IU prof patents his 'Twitter predictor' for stock market swings | Indianapolis Star | indystar.com


Written by
Stephanie Wang



Johan Bollen's 'Twitter Predictor' is a formula for gauging society's mood based on Twitter or Facebook posts.
Johan Bollen's 'Twitter Predictor' is a formula for gauging society's mood based on Twitter or Facebook posts. / Indiana University photo
Millions of your 140-character tweets — that mindless drivel and those snippets of wisdom — have already predicted the bobbing of the stock market.
Soon, they could divine the onset of the flu or the movement of politics.
Since his 2010 research article set people atwitter, Indiana University researcher Johan Bollen has broadened his formula for gauging society’s mood based on Twitter or Facebook posts. This week, he won a patent for what many have dubbed “the Twitter predictor.”
What you ate for breakfast? Your favorite sports team’s big win? That funny thing your cubicle neighbor just said? Crank it all through a formula and the tweets can hint at society’s collective mood of the moment, based on certain words about how you feel.

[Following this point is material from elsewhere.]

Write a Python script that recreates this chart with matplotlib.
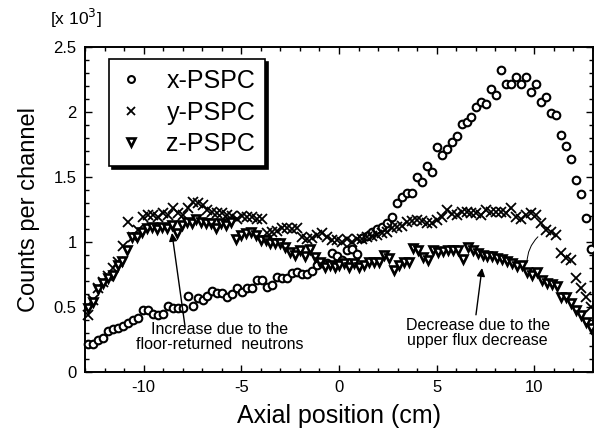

“Public sentiment is a pretty ghostly concept,” said Bollen, an associate professor of informatics. “You’re trying to quantify something that maybe people feel isn’t inherently qualitative.”
Other researchers have examined tweets to determine how happy people are in different cities or states. Marketers have looked at tweets to understand whether people like their products.
What Bollen found is that these moody tweets can be used to peer into the near-future, as indicators of what could happen socioeconomically or financially.
The first test tied tweets to the Dow Jones Industrial Average. Bollen’s research with doctoral student Huino Mao claimed close to 90-percent accuracy in predicting the stock’s short-term changes. When people seemed calm, the Dow went up. When they became anxious, it sank.
The recent patent brings his startup, Guidewave Consulting, closer to selling the invention for wider use. IU’s Research andTechnology Corp., a Guidewave shareholder, can collect royalties from sales.
But not everyone buys into it.
“I’m still somewhat skeptical,” said Mark Foster, chief investment officer for Kirr Marbach & Co. in Columbus, Ind. “The short term is sort of a random event.”
“It could be a coincidence,” said Bill Wendling, chief investment officer for Indianapolis-based Bedel Financial Consulting. “In real live testing with actual money, it’ll take a couple of years to find out whether it’s a valid option or not.”
Both investment experts say the invention is better geared toward day trading or hedge funds, as opposed to longer-term investments.
Bollen said two hedge funds have tested the Twitter predictor. He acknowledges a risk but uses this analogy: “If you’re a farmer, we’re not telling you how to grow corn. We’re telling you what the weather will be like.”
The next step is to steer the data analysis to examine what drives certain feelings. It’s easy to see when people aren’t happy, Bollen said, “but the big challenge is to explain why.”